Transport charges for returned goods must be prepaid by the Purchaser. The Company
will not accept “Freight forward”.
The Purchaser is liable for all transport charges and/or transport insurance of returned goods unless the Company agrees in writing otherwise. If such charges are paid by the Company, those charges are not refundable if included in the purchase price in the event the goods are later returned.
If the Company accepts liability for transport charges and/or transport insurance, the Purchaser shall indemnify the Company from all loss which occurs to the returned good during transport and / or delivery including all consequential loss.
Acknowledgement of receipt of returned goods by the Company does not amount to acceptance of those returned goods nor of any liability to provide to the Purchaser an exchange or credit.
Any claim by the Purchaser arising must be made in writing and may be delivered by post, hand delivery or email as soon as practicable after discovery by the Purchaser of the problem and in any
event no later than 14 days after delivery of the Goods. To the extent the Company can identify the Goods and the date of sale the Purchaser must supply photographic proof
and information if requested. The Company has the right at any time within 14 days after receipt of the claim to inspect the relevant Goods.

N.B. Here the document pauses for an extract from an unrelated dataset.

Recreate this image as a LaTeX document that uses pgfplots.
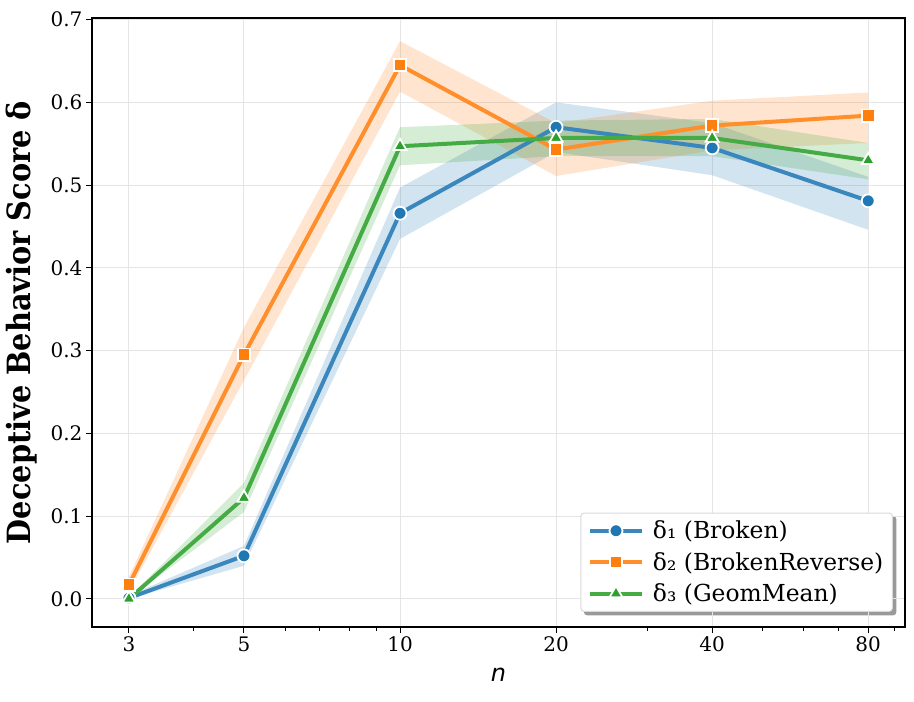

If the Purchaser disposes of any of the Goods within the 14-day period, except with the written consent of the Company, all claims in respect of the Goods disposed of are deemed to have been waived by the Purchaser.

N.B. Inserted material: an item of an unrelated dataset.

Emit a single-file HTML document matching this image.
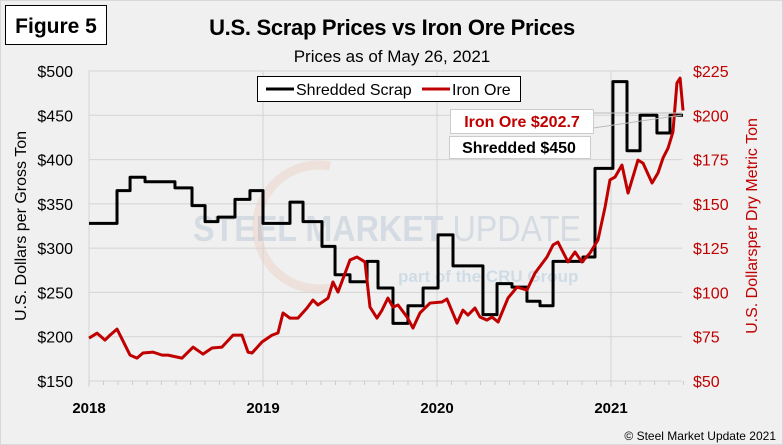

If the Purchaser defaults in payment, or an application is made to a court to wind up the Purchaser, or a receiver or administrator is appointed to manage the affairs of the Purchaser, or the Purchaser is in material breach of the Contract, then the Company may terminate the Contract or any Purchase Order immediately and may recover from the Purchaser, at a minimum, reasonable compensation for materials purchased and ordered and labour expended in complying with the Purchase Orders
Names, descriptions, symbols and numbers being quoted or appearing on invoices are used for internal reference purposes of Dullys Customs and Engineering Pty Ltd (“the Company”) only, and it is not implied that the parts supplied are the actual manufacturer’s whose part numbers may be quoted.
These terms and conditions are governed by the law in force in Queensland. The parties submit to the jurisdiction of the courts of Queensland.

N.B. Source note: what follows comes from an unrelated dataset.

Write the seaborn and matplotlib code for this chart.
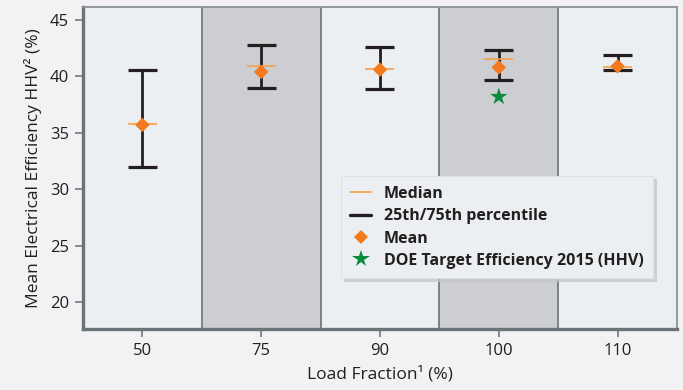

If any part of these terms and conditions is for any reason unenforceable, that part must be read down to the extent necessary to preserve its operation. If it cannot be read down, it must be severed.
The legal doctrine that a construction less favourable to the person putting forward this instrument should be accepted against it shall not apply to this Agreement.
The Purchaser agrees as an essential term of this agreement to act in good faith and honestly and in furtherance of the commercial efficacy intended by these Terms and Conditions.
By providing your details and booking with us you agree to all outlined terms and conditions of Dullys Customs & Engineering PTY LTD.